* **Given task**: Will you write out the data exactly, excluding every picture?
-- BEGIN --
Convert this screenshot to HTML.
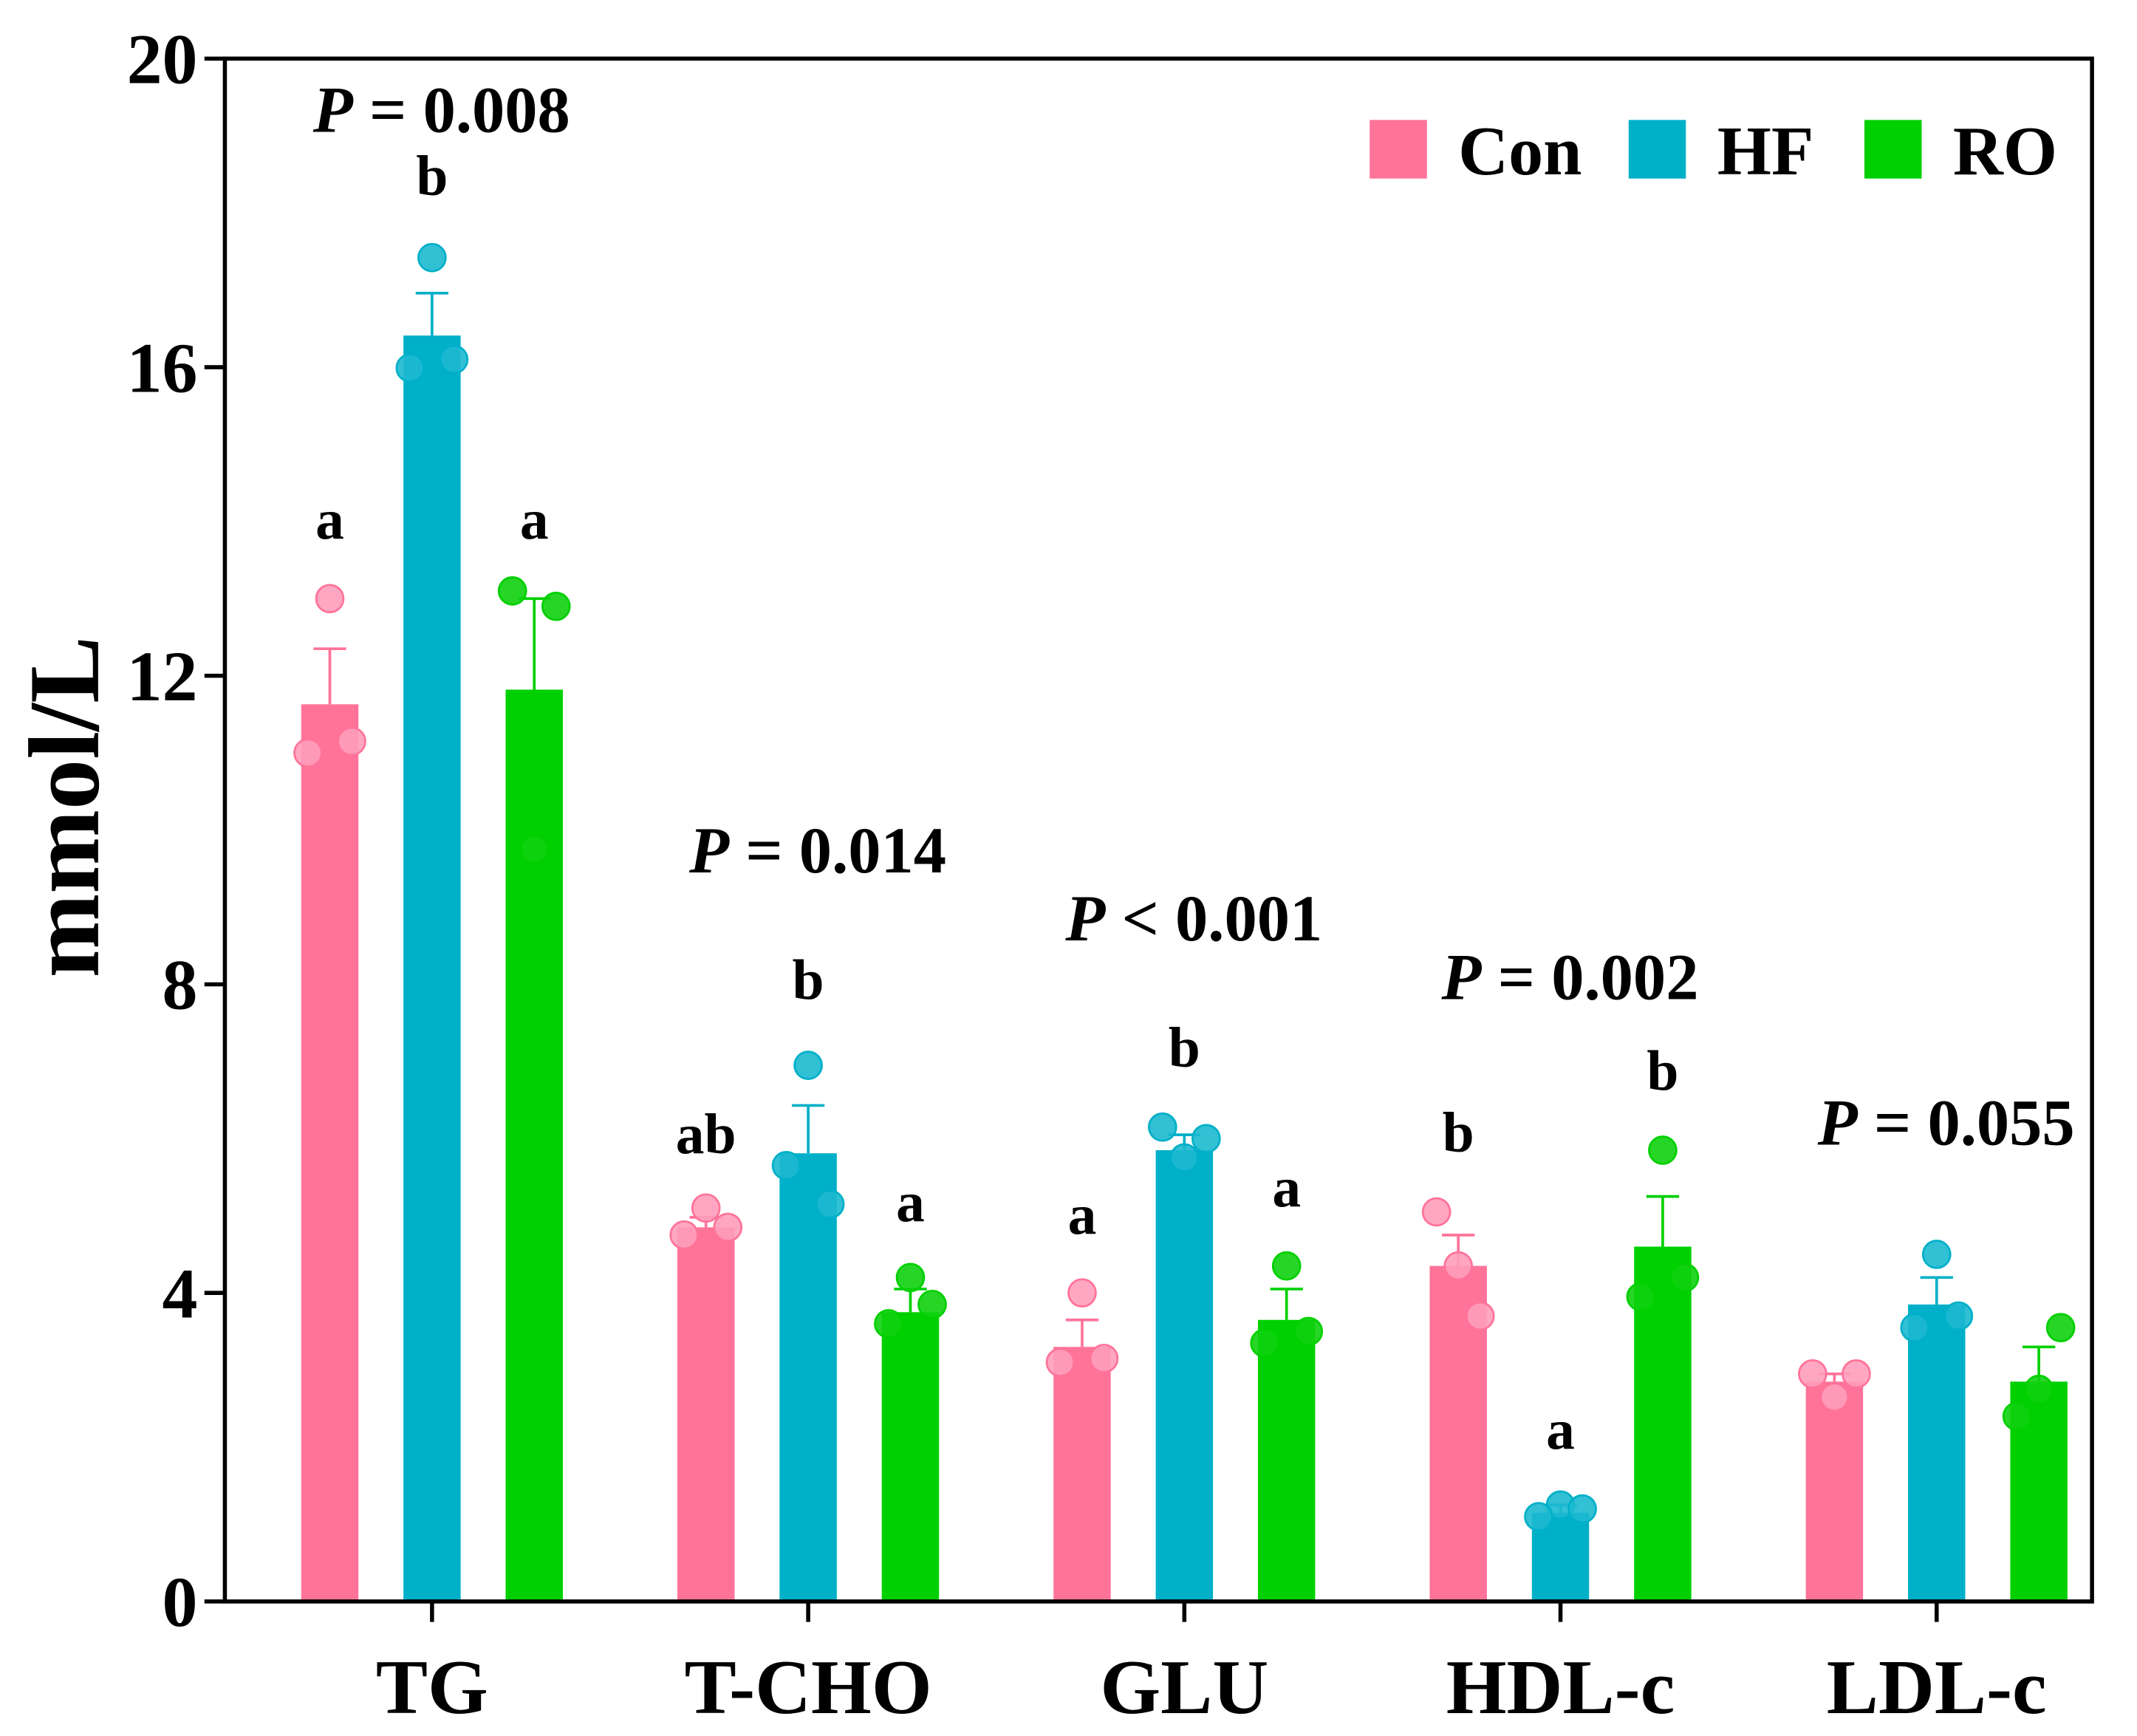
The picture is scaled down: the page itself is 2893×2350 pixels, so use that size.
<!DOCTYPE html>
<html><head><meta charset="utf-8"><style>html,body{margin:0;padding:0;background:#fff}svg{display:block}text{font-family:"Liberation Serif",serif;font-weight:bold;fill:#000}</style></head>
<body>
<svg id="chart" width="2893" height="2350" viewBox="0 0 1568 1273.7" xmlns="http://www.w3.org/2000/svg"></svg>
<script>
const categories = ["TG","T-CHO","GLU","HDL-c","LDL-c"];
const groups = ["Con","HF","RO"];
const conMeans = [11.63, 4.85, 3.3, 4.35, 2.85];
const hfMeans = [16.41, 5.81, 5.85, 1.15, 3.85];
const roMeans = [11.82, 3.75, 3.65, 4.6, 2.85];
const conErr = [12.35, 4.98, 3.65, 4.75, 2.95];
const hfErr = [16.96, 6.43, 6.05, 1.25, 4.2];
const roErr = [13.0, 4.05, 4.05, 5.25, 3.3];
const conPts = [[13.0,11.0,11.15],[5.1,4.75,4.85],[4.0,3.1,3.15],[4.35,5.05,3.7],[2.65,2.95,2.95]];
const hfPts = [[17.42,15.99,16.1],[6.95,5.65,5.15],[5.75,6.15,6.0],[1.25,1.1,1.2],[4.5,3.55,3.7]];
const roPts = [[9.75,13.1,12.9],[4.2,3.6,3.85],[4.35,3.35,3.5],[5.85,3.95,4.2],[2.75,2.4,3.55]];
const letters = [["a","b","a"],["ab","b","a"],["a","b","a"],["b","a","b"],["","",""]];
const letterVals = [[13.78,18.23,13.78],[5.81,7.81,4.93],[4.77,6.93,5.12],[5.83,1.98,6.63],[0,0,0]];
const pLabels = [["=","0.008"],["=","0.014"],["<","0.001"],["=","0.002"],["=","0.055"]];
const pVals = [19.05,9.45,8.57,7.81,5.92];
const yTicks = [0,4,8,12,16,20];

const svg = document.getElementById('chart');
const NS = "http://www.w3.org/2000/svg";
const X0=165, X1=1535, Y0=1175, Y1=43, YMAX=20;
const y = v => Y0 - v/YMAX*(Y0-Y1);
const xc = i => 317 + i*276;
const colors = ["#ff7399","#00b0c8","#00d000"];
const ptColors = ["#ff9dbb","#1cb9d0","#10d010"];
function mk(tag, attrs, parent){const e=document.createElementNS(NS,tag);for(const k in attrs)e.setAttribute(k,attrs[k]);(parent||svg).appendChild(e);return e;}

const means=[conMeans,hfMeans,roMeans], errs=[conErr,hfErr,roErr], pts=[conPts,hfPts,roPts];
categories.forEach((c,i)=>{
  groups.forEach((g,j)=>{
    const cx = xc(i)+(j-1)*75;
    const b = mk('rect',{x:cx-21,y:y(means[j][i]),width:42,height:Y0-y(means[j][i]),fill:colors[j]});
    
    
    const e = mk('path',{d:`M${cx} ${y(means[j][i])}V${y(errs[j][i])}M${cx-12} ${y(errs[j][i])}H${cx+12}`,stroke:colors[j],'stroke-width':2,fill:'none'});
    
    
    const offs=[0,-16,16];
    pts[j][i].forEach((v,k)=>{
      const p = mk('circle',{cx:cx+offs[k],cy:y(v),r:10,fill:ptColors[j],stroke:colors[j],'stroke-width':1.5,'fill-opacity':0.9});
      
      
    });
    if(letters[i][j]){
      const t = mk('text',{x:cx,y:y(letterVals[i][j]),'font-size':42,'text-anchor':'middle'});
      t.textContent = letters[i][j];
      
      
    }
  });
  const pt = mk('text',{x:xc(i)+7,y:y(pVals[i]),'font-size':48,'text-anchor':'middle'});
  pt.innerHTML = `<tspan font-style="italic">P</tspan> ${pLabels[i][0]} ${pLabels[i][1]}`;
  
  
  const xl = mk('text',{x:xc(i),y:1257,'font-size':57,'text-anchor':'middle'});
  xl.textContent = c;
  
  
  const xt = mk('line',{x1:xc(i),x2:xc(i),y1:Y0,y2:Y0+15,stroke:'#000','stroke-width':3});
  
  
});
yTicks.forEach(v=>{
  const l = mk('line',{x1:X0-15,x2:X0,y1:y(v),y2:y(v),stroke:'#000','stroke-width':3});
  
  
  const t = mk('text',{x:X0-20,y:y(v)+18,'font-size':52,'text-anchor':'end'});
  t.textContent = v;
  
  
});
const frame = mk('rect',{x:X0,y:Y1,width:X1-X0,height:Y0-Y1,fill:'none',stroke:'#000','stroke-width':3});


const yt = mk('text',{x:0,y:0,'font-size':74,'text-anchor':'middle',transform:'translate(72,592) rotate(-90)'});
yt.textContent = 'mmol/L';


const legX=[1005,1195,1368];
groups.forEach((g,j)=>{
  const r = mk('rect',{x:legX[j],y:88,width:42,height:43,fill:colors[j]});
  
  
  const t = mk('text',{x:legX[j]+65,y:128,'font-size':51});
  t.textContent = g;
  
  
});
</script>
</body></html>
-- END --
* **The completed task**:
Convert this screenshot to HTML.
The picture is scaled down: the page itself is 2893×2350 pixels, so use that size.
<!DOCTYPE html>
<html><head><meta charset="utf-8"><style>html,body{margin:0;padding:0;background:#fff}svg{display:block}text{font-family:"Liberation Serif",serif;font-weight:bold;fill:#000}</style></head>
<body>
<svg id="chart" width="2893" height="2350" viewBox="0 0 1568 1273.7" xmlns="http://www.w3.org/2000/svg"></svg>
<script>
const categories = ["TG","T-CHO","GLU","HDL-c","LDL-c"];
const groups = ["Con","HF","RO"];
const conMeans = [11.63, 4.85, 3.3, 4.35, 2.85];
const hfMeans = [16.41, 5.81, 5.85, 1.15, 3.85];
const roMeans = [11.82, 3.75, 3.65, 4.6, 2.85];
const conErr = [12.35, 4.98, 3.65, 4.75, 2.95];
const hfErr = [16.96, 6.43, 6.05, 1.25, 4.2];
const roErr = [13.0, 4.05, 4.05, 5.25, 3.3];
const conPts = [[13.0,11.0,11.15],[5.1,4.75,4.85],[4.0,3.1,3.15],[4.35,5.05,3.7],[2.65,2.95,2.95]];
const hfPts = [[17.42,15.99,16.1],[6.95,5.65,5.15],[5.75,6.15,6.0],[1.25,1.1,1.2],[4.5,3.55,3.7]];
const roPts = [[9.75,13.1,12.9],[4.2,3.6,3.85],[4.35,3.35,3.5],[5.85,3.95,4.2],[2.75,2.4,3.55]];
const letters = [["a","b","a"],["ab","b","a"],["a","b","a"],["b","a","b"],["","",""]];
const letterVals = [[13.78,18.23,13.78],[5.81,7.81,4.93],[4.77,6.93,5.12],[5.83,1.98,6.63],[0,0,0]];
const pLabels = [["=","0.008"],["=","0.014"],["<","0.001"],["=","0.002"],["=","0.055"]];
const pVals = [19.05,9.45,8.57,7.81,5.92];
const yTicks = [0,4,8,12,16,20];

const svg = document.getElementById('chart');
const NS = "http://www.w3.org/2000/svg";
const X0=165, X1=1535, Y0=1175, Y1=43, YMAX=20;
const y = v => Y0 - v/YMAX*(Y0-Y1);
const xc = i => 317 + i*276;
const colors = ["#ff7399","#00b0c8","#00d000"];
const ptColors = ["#ff9dbb","#1cb9d0","#10d010"];
function mk(tag, attrs, parent){const e=document.createElementNS(NS,tag);for(const k in attrs)e.setAttribute(k,attrs[k]);(parent||svg).appendChild(e);return e;}

const means=[conMeans,hfMeans,roMeans], errs=[conErr,hfErr,roErr], pts=[conPts,hfPts,roPts];
categories.forEach((c,i)=>{
  groups.forEach((g,j)=>{
    const cx = xc(i)+(j-1)*75;
    const b = mk('rect',{x:cx-21,y:y(means[j][i]),width:42,height:Y0-y(means[j][i]),fill:colors[j]});
    
    
    const e = mk('path',{d:`M${cx} ${y(means[j][i])}V${y(errs[j][i])}M${cx-12} ${y(errs[j][i])}H${cx+12}`,stroke:colors[j],'stroke-width':2,fill:'none'});
    
    
    const offs=[0,-16,16];
    pts[j][i].forEach((v,k)=>{
      const p = mk('circle',{cx:cx+offs[k],cy:y(v),r:10,fill:ptColors[j],stroke:colors[j],'stroke-width':1.5,'fill-opacity':0.9});
      
      
    });
    if(letters[i][j]){
      const t = mk('text',{x:cx,y:y(letterVals[i][j]),'font-size':42,'text-anchor':'middle'});
      t.textContent = letters[i][j];
      
      
    }
  });
  const pt = mk('text',{x:xc(i)+7,y:y(pVals[i]),'font-size':48,'text-anchor':'middle'});
  pt.innerHTML = `<tspan font-style="italic">P</tspan> ${pLabels[i][0]} ${pLabels[i][1]}`;
  
  
  const xl = mk('text',{x:xc(i),y:1257,'font-size':57,'text-anchor':'middle'});
  xl.textContent = c;
  
  
  const xt = mk('line',{x1:xc(i),x2:xc(i),y1:Y0,y2:Y0+15,stroke:'#000','stroke-width':3});
  
  
});
yTicks.forEach(v=>{
  const l = mk('line',{x1:X0-15,x2:X0,y1:y(v),y2:y(v),stroke:'#000','stroke-width':3});
  
  
  const t = mk('text',{x:X0-20,y:y(v)+18,'font-size':52,'text-anchor':'end'});
  t.textContent = v;
  
  
});
const frame = mk('rect',{x:X0,y:Y1,width:X1-X0,height:Y0-Y1,fill:'none',stroke:'#000','stroke-width':3});


const yt = mk('text',{x:0,y:0,'font-size':74,'text-anchor':'middle',transform:'translate(72,592) rotate(-90)'});
yt.textContent = 'mmol/L';


const legX=[1005,1195,1368];
groups.forEach((g,j)=>{
  const r = mk('rect',{x:legX[j],y:88,width:42,height:43,fill:colors[j]});
  
  
  const t = mk('text',{x:legX[j]+65,y:128,'font-size':51});
  t.textContent = g;
  
  
});
</script>
</body></html>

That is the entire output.